EXTRACTED DATA ::
——————————

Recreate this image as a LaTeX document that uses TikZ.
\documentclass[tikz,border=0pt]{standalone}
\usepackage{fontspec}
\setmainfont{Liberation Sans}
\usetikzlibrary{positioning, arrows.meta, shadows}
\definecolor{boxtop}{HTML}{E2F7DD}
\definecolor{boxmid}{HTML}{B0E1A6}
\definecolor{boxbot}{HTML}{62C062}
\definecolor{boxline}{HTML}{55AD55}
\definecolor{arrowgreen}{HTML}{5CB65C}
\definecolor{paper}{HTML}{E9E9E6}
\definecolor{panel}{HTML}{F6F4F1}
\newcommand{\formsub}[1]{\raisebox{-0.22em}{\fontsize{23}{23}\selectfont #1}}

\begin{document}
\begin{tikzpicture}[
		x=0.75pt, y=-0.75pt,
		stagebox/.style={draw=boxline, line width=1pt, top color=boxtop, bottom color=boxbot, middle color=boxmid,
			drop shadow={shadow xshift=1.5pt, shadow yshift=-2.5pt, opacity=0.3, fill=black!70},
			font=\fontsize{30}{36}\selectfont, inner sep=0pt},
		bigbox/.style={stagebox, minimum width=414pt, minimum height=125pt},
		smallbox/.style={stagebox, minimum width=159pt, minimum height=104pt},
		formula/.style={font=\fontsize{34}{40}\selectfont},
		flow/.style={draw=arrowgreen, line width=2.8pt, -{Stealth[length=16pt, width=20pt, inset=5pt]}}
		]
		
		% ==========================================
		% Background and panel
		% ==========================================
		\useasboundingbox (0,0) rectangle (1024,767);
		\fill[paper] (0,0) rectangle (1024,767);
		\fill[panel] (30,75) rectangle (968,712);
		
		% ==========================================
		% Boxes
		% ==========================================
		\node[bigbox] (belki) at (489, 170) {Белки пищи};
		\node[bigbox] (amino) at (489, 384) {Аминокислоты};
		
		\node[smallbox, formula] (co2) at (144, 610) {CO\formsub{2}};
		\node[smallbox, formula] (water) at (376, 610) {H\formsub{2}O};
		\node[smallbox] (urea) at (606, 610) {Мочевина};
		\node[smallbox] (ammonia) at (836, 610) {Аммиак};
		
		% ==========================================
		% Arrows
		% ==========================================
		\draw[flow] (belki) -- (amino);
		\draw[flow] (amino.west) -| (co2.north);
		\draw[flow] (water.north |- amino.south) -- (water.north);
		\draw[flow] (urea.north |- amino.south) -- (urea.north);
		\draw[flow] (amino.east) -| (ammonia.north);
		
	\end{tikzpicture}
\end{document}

——————————

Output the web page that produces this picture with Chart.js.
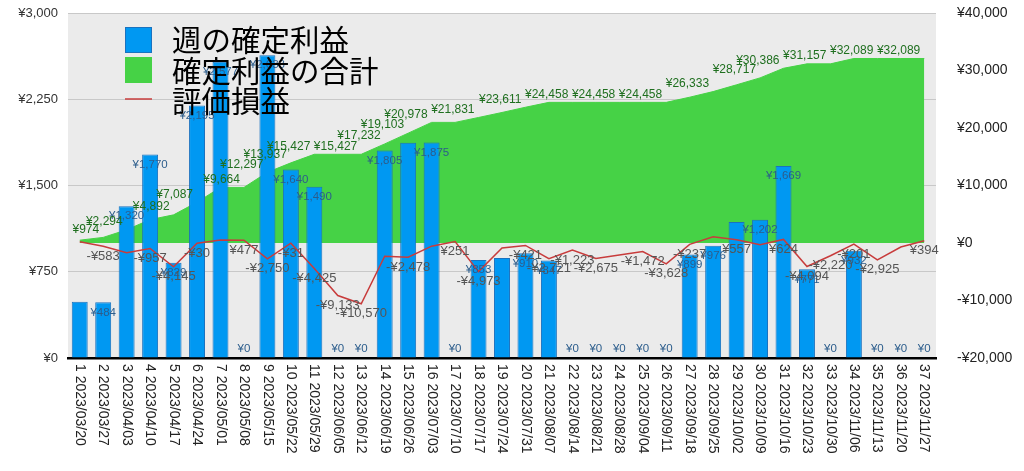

——————————

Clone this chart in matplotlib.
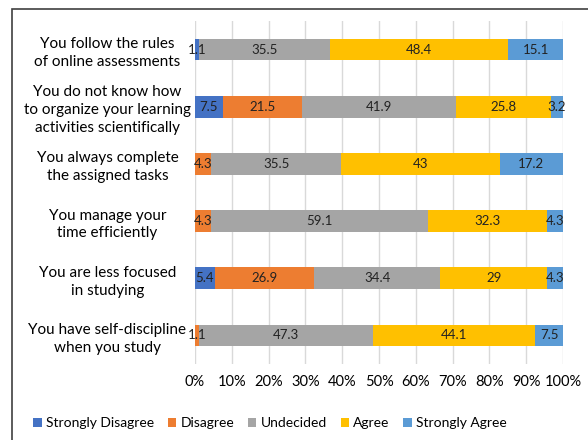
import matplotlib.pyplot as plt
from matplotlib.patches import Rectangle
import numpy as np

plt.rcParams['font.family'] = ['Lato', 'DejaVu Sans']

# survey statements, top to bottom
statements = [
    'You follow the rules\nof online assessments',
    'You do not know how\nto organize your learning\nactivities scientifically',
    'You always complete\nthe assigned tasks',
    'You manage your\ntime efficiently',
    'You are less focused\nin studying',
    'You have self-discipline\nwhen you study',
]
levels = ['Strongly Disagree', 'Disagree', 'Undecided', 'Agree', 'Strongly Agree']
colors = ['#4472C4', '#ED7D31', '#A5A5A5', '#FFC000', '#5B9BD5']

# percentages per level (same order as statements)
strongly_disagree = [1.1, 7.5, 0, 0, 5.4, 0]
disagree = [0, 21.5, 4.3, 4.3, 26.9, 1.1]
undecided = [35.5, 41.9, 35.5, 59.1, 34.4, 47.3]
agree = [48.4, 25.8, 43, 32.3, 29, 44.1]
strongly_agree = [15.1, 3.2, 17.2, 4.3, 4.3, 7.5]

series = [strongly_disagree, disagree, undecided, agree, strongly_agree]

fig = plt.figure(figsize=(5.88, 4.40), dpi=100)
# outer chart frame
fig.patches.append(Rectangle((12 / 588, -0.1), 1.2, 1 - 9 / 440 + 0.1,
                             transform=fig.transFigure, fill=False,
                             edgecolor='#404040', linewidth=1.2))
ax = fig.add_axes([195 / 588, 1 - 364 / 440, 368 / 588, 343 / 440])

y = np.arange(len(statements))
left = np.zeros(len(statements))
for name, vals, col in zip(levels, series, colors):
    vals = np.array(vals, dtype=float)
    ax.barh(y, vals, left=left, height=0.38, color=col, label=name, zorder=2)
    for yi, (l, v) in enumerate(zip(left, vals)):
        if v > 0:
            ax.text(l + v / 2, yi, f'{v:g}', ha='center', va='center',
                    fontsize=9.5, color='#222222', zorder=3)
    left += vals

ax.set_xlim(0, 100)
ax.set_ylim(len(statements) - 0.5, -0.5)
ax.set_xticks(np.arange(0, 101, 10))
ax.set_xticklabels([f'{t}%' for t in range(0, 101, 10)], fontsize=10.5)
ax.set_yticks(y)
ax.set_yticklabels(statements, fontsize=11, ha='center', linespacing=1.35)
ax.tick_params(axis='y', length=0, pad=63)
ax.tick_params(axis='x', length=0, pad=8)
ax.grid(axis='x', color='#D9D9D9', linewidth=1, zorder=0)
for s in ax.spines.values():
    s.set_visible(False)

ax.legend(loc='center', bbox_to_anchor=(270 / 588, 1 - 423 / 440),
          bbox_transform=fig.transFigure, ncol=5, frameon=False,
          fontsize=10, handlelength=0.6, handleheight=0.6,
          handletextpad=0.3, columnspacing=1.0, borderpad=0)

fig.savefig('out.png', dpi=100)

——————————

TASK REQUIREMENTS ::
Check each line above for the word "matplotlib", and copy the lines where it appears.

EXERCISE SOLUTION ::
Clone this chart in matplotlib.
import matplotlib.pyplot as plt
from matplotlib.patches import Rectangle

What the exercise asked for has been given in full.